▶ What you have to do: Repeat, exactly and completely, the material that follows. Omit the pictures.

--- start Supplied material ---

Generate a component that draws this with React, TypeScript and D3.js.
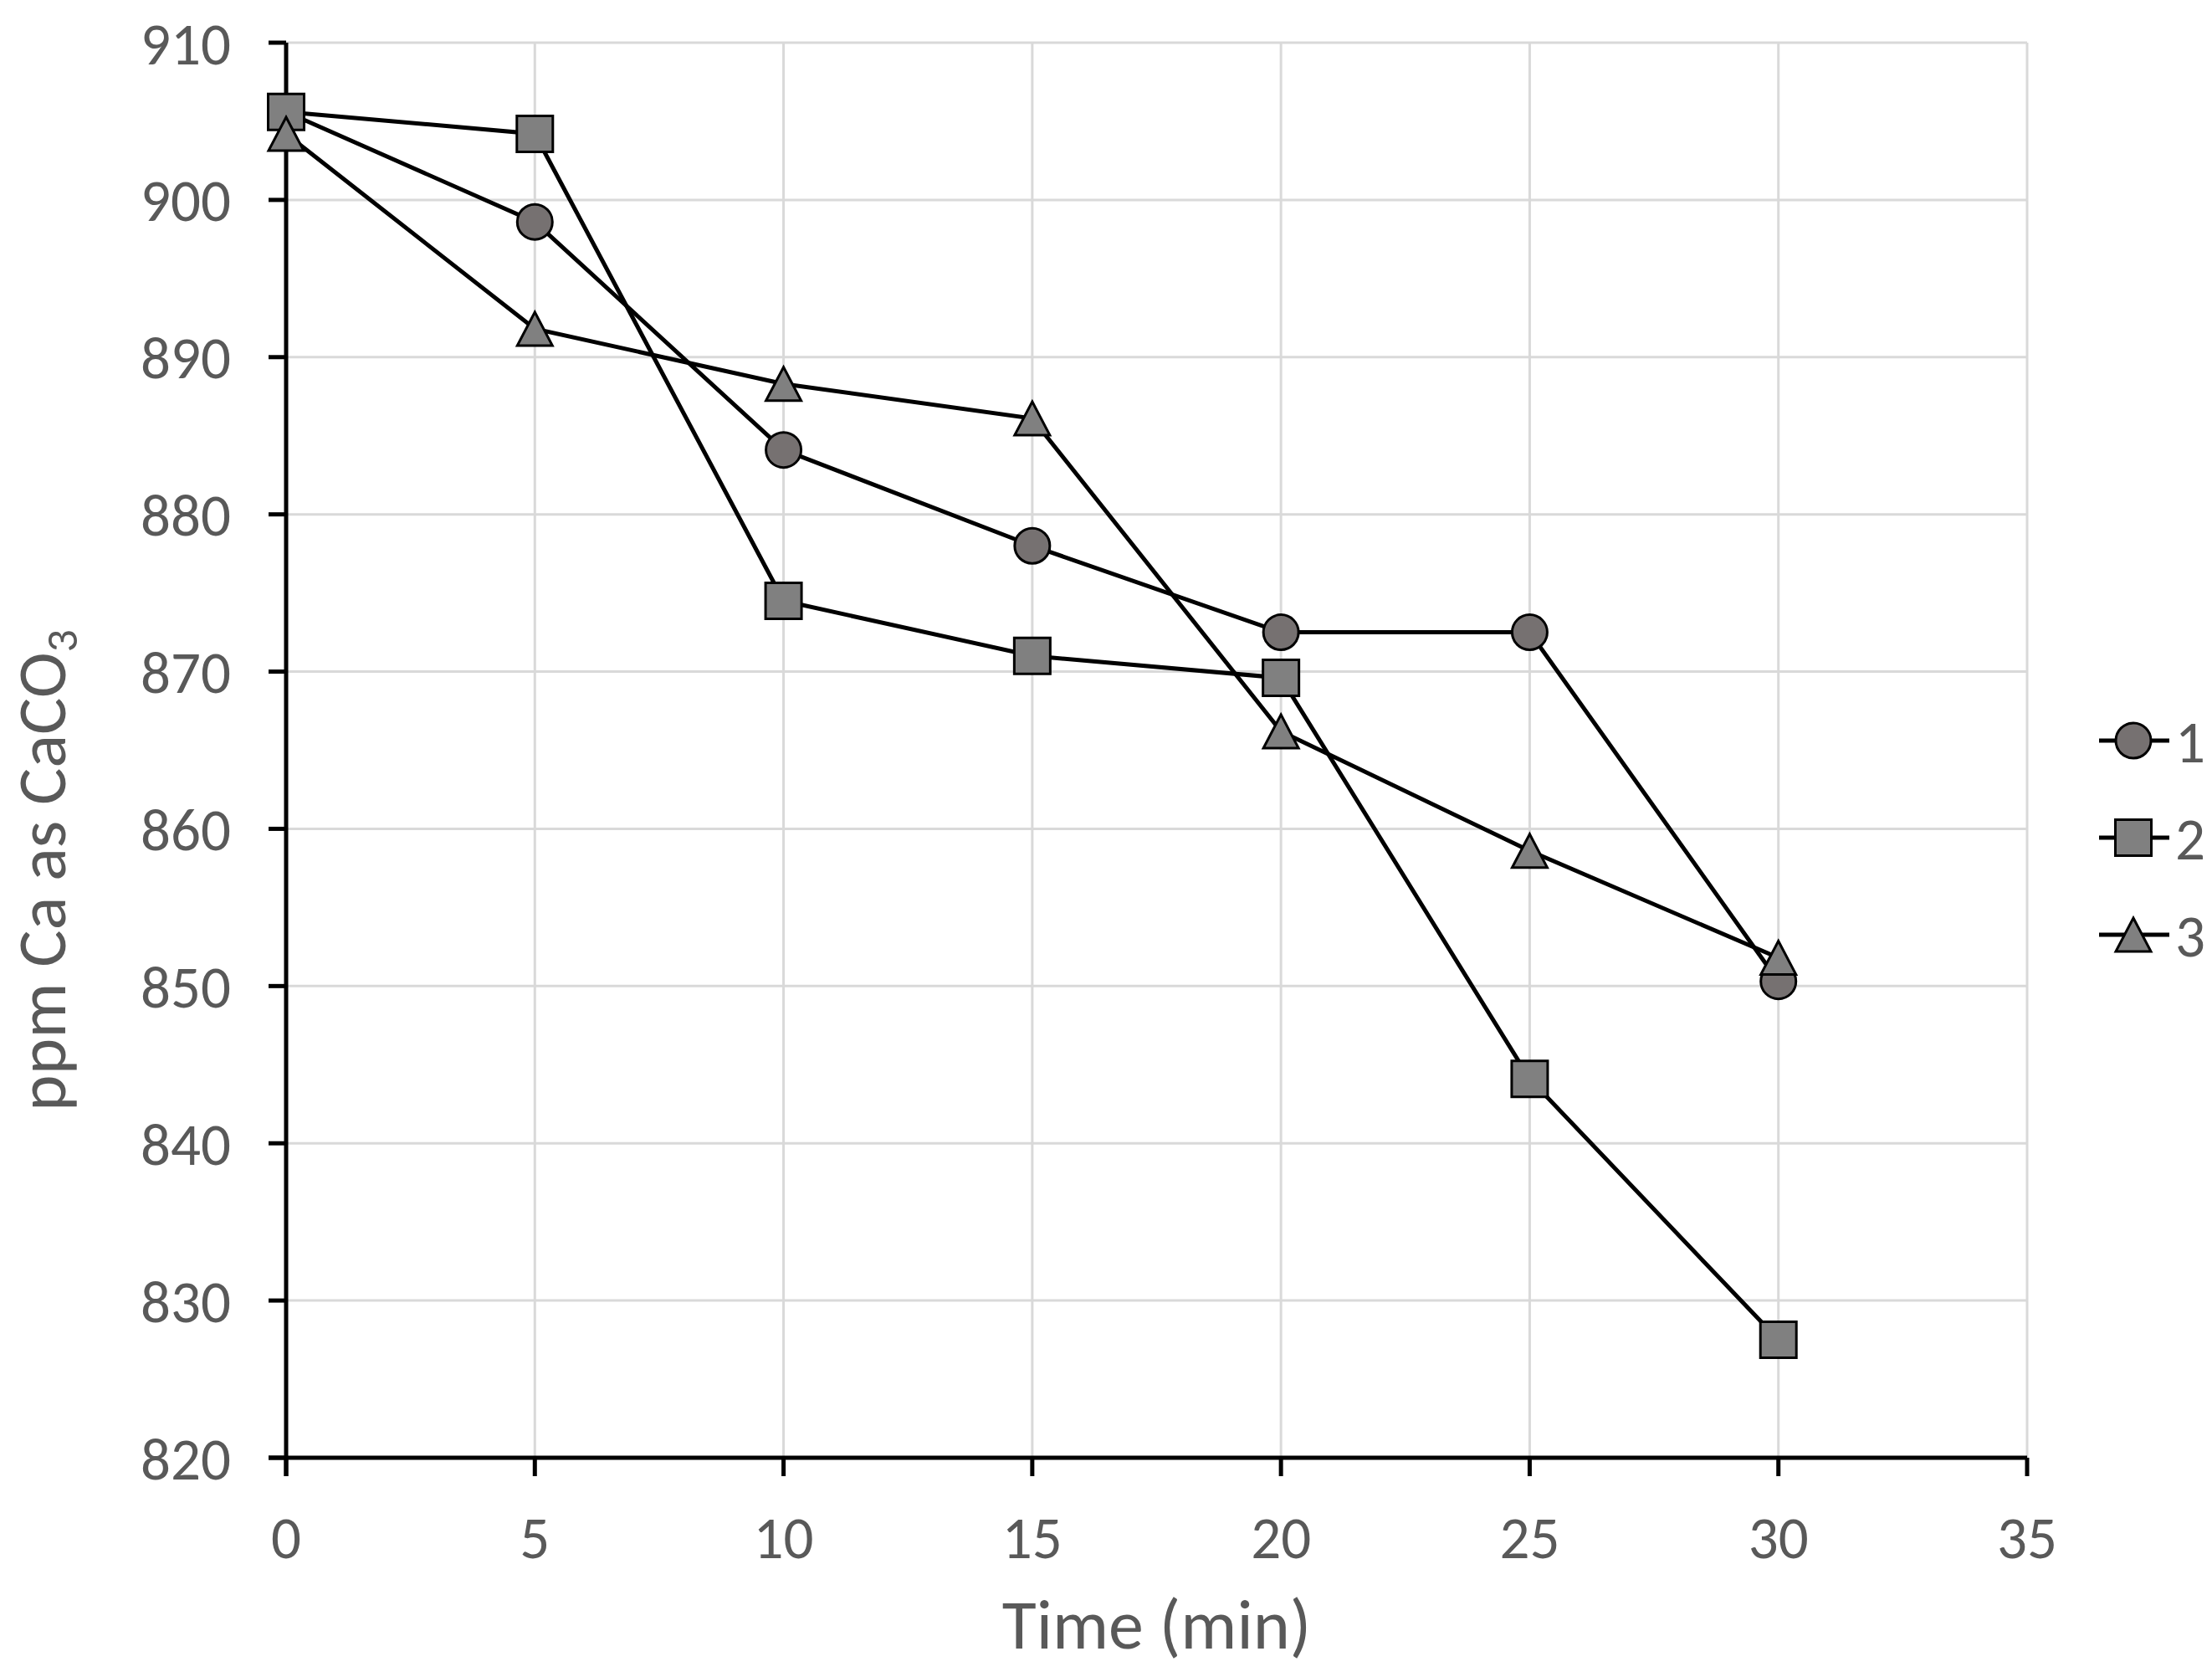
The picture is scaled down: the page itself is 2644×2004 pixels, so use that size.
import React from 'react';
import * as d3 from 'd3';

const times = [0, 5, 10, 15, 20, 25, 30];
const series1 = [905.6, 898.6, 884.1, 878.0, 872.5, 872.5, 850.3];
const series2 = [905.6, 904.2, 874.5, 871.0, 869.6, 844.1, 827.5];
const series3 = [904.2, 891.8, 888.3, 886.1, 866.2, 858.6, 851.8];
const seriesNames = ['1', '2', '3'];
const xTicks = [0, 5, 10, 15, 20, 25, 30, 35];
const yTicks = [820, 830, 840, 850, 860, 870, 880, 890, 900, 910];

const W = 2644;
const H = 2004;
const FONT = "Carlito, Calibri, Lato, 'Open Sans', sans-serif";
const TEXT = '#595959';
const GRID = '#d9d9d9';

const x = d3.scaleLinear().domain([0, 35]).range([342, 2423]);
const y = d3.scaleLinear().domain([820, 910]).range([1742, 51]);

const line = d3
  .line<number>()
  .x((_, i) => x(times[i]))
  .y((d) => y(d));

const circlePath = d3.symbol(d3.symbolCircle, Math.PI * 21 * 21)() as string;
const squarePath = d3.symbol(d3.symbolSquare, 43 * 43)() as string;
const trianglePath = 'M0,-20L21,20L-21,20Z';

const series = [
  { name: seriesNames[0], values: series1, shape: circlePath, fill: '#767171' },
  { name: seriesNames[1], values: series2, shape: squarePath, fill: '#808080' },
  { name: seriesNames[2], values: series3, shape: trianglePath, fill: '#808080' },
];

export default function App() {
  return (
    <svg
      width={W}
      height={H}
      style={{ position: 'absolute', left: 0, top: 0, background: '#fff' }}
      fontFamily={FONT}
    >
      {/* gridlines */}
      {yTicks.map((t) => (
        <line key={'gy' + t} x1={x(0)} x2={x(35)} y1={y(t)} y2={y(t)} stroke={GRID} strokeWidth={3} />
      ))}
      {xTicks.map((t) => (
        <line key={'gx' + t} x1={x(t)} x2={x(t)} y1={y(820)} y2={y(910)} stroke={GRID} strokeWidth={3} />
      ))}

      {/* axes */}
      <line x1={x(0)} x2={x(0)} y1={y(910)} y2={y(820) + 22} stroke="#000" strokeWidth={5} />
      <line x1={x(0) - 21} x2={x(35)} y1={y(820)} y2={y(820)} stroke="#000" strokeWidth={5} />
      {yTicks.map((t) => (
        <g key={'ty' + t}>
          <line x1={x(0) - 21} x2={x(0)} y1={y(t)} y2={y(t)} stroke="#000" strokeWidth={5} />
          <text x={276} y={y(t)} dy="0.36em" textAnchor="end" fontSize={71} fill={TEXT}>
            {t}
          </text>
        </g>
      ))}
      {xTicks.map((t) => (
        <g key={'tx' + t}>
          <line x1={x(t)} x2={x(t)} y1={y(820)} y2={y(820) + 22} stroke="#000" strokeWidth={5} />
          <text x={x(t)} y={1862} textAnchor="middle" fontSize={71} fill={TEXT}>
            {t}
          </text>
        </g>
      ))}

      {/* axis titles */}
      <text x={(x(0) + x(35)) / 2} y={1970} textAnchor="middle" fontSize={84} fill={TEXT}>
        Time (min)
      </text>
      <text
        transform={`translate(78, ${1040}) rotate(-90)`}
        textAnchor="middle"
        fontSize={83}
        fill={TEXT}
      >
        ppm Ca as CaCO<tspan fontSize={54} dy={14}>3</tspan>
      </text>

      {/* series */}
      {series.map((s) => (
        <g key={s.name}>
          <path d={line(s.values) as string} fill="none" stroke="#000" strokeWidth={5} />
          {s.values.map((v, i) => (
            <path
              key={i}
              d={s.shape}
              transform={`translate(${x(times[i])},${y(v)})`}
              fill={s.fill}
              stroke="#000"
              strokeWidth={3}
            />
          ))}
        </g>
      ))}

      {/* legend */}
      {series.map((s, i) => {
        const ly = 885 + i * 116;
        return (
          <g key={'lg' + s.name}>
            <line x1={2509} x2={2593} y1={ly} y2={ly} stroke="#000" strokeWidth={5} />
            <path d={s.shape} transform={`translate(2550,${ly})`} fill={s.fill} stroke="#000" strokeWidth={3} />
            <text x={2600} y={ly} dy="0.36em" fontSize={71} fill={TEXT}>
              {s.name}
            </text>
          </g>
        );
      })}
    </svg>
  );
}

--- end Supplied material ---

▶ Correct result:
Generate a component that draws this with React, TypeScript and D3.js.
The picture is scaled down: the page itself is 2644×2004 pixels, so use that size.
import React from 'react';
import * as d3 from 'd3';

const times = [0, 5, 10, 15, 20, 25, 30];
const series1 = [905.6, 898.6, 884.1, 878.0, 872.5, 872.5, 850.3];
const series2 = [905.6, 904.2, 874.5, 871.0, 869.6, 844.1, 827.5];
const series3 = [904.2, 891.8, 888.3, 886.1, 866.2, 858.6, 851.8];
const seriesNames = ['1', '2', '3'];
const xTicks = [0, 5, 10, 15, 20, 25, 30, 35];
const yTicks = [820, 830, 840, 850, 860, 870, 880, 890, 900, 910];

const W = 2644;
const H = 2004;
const FONT = "Carlito, Calibri, Lato, 'Open Sans', sans-serif";
const TEXT = '#595959';
const GRID = '#d9d9d9';

const x = d3.scaleLinear().domain([0, 35]).range([342, 2423]);
const y = d3.scaleLinear().domain([820, 910]).range([1742, 51]);

const line = d3
  .line<number>()
  .x((_, i) => x(times[i]))
  .y((d) => y(d));

const circlePath = d3.symbol(d3.symbolCircle, Math.PI * 21 * 21)() as string;
const squarePath = d3.symbol(d3.symbolSquare, 43 * 43)() as string;
const trianglePath = 'M0,-20L21,20L-21,20Z';

const series = [
  { name: seriesNames[0], values: series1, shape: circlePath, fill: '#767171' },
  { name: seriesNames[1], values: series2, shape: squarePath, fill: '#808080' },
  { name: seriesNames[2], values: series3, shape: trianglePath, fill: '#808080' },
];

export default function App() {
  return (
    <svg
      width={W}
      height={H}
      style={{ position: 'absolute', left: 0, top: 0, background: '#fff' }}
      fontFamily={FONT}
    >
      {/* gridlines */}
      {yTicks.map((t) => (
        <line key={'gy' + t} x1={x(0)} x2={x(35)} y1={y(t)} y2={y(t)} stroke={GRID} strokeWidth={3} />
      ))}
      {xTicks.map((t) => (
        <line key={'gx' + t} x1={x(t)} x2={x(t)} y1={y(820)} y2={y(910)} stroke={GRID} strokeWidth={3} />
      ))}

      {/* axes */}
      <line x1={x(0)} x2={x(0)} y1={y(910)} y2={y(820) + 22} stroke="#000" strokeWidth={5} />
      <line x1={x(0) - 21} x2={x(35)} y1={y(820)} y2={y(820)} stroke="#000" strokeWidth={5} />
      {yTicks.map((t) => (
        <g key={'ty' + t}>
          <line x1={x(0) - 21} x2={x(0)} y1={y(t)} y2={y(t)} stroke="#000" strokeWidth={5} />
          <text x={276} y={y(t)} dy="0.36em" textAnchor="end" fontSize={71} fill={TEXT}>
            {t}
          </text>
        </g>
      ))}
      {xTicks.map((t) => (
        <g key={'tx' + t}>
          <line x1={x(t)} x2={x(t)} y1={y(820)} y2={y(820) + 22} stroke="#000" strokeWidth={5} />
          <text x={x(t)} y={1862} textAnchor="middle" fontSize={71} fill={TEXT}>
            {t}
          </text>
        </g>
      ))}

      {/* axis titles */}
      <text x={(x(0) + x(35)) / 2} y={1970} textAnchor="middle" fontSize={84} fill={TEXT}>
        Time (min)
      </text>
      <text
        transform={`translate(78, ${1040}) rotate(-90)`}
        textAnchor="middle"
        fontSize={83}
        fill={TEXT}
      >
        ppm Ca as CaCO<tspan fontSize={54} dy={14}>3</tspan>
      </text>

      {/* series */}
      {series.map((s) => (
        <g key={s.name}>
          <path d={line(s.values) as string} fill="none" stroke="#000" strokeWidth={5} />
          {s.values.map((v, i) => (
            <path
              key={i}
              d={s.shape}
              transform={`translate(${x(times[i])},${y(v)})`}
              fill={s.fill}
              stroke="#000"
              strokeWidth={3}
            />
          ))}
        </g>
      ))}

      {/* legend */}
      {series.map((s, i) => {
        const ly = 885 + i * 116;
        return (
          <g key={'lg' + s.name}>
            <line x1={2509} x2={2593} y1={ly} y2={ly} stroke="#000" strokeWidth={5} />
            <path d={s.shape} transform={`translate(2550,${ly})`} fill={s.fill} stroke="#000" strokeWidth={3} />
            <text x={2600} y={ly} dy="0.36em" fontSize={71} fill={TEXT}>
              {s.name}
            </text>
          </g>
        );
      })}
    </svg>
  );
}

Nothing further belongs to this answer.